Te digo que sólo creemos en las mentiras gigantes, que sólo buscamos tesoros si son millonarios, que hay que esconderse del mundo tanto en la suerte como en la desgracia.

Sólo los niños creen a los abuelos, aunque escondan el gorro de la lana en la escuela. Sólo los que no tienen nada pueden darlo todo, hasta el mérito. Quizás la vida sería de otro modo si viésemos a los hijos como miramos a los nietos. Quizás es que todo misterio gira alrededor de un colchón.

Entretanto escribo, al correo me llega una fantástica oferta de un colchón de viscolástica y de ambientadores automáticos. La vida no es fácil aunque es una brisa, pero no se lo digas a la abuela.

Odio las sorpresas del mismo modo que no creo en la compasión. La vida no es fácil porque hay andar persiguiendo sueños, porque todos los secretos se acaban sabiendo, porque toda sorpresa acaba en decepción.
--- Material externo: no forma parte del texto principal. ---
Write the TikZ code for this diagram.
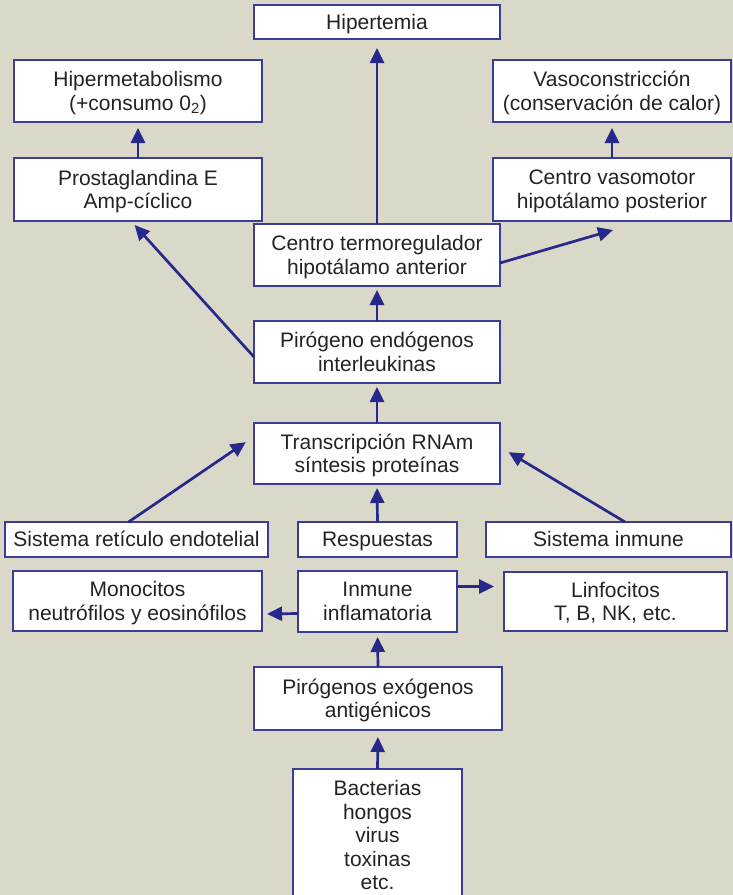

La vida no es fácil y, por eso, antes de cambiarme por algo nuevo, mira bien en mi colchón.

Buenas noches, tristeza
La vida siempre acaba mal.

Siempre promete más de lo que da
y no devuelve
nunca el furor,
el entusiasmo que pusimos
al apostar por ella.

Es como si cobrase en oro fino
la calderilla que te ofrece
y sus deudas pendientes
-hoy por hoy-
pueden llenar mi corazón de plomo.

No sé por qué agradezco todavía
el beso frío de la calle
esta noche de invierno,
mientras que me reclaman,
parpadeando,
sus ojos como luces de algún puerto.

Por qué espero el calor que se fue tantas veces,
el deseo
por encima de todas las heridas.

Pero acaso me calma una tibia tristeza
que ya no me apetece combatir.

Todo sucede lejos o se apaga
como los pasos que no doy.

La vida siempre acaba mal.

Y bien mirado:
¿puede terminar bien lo que termina?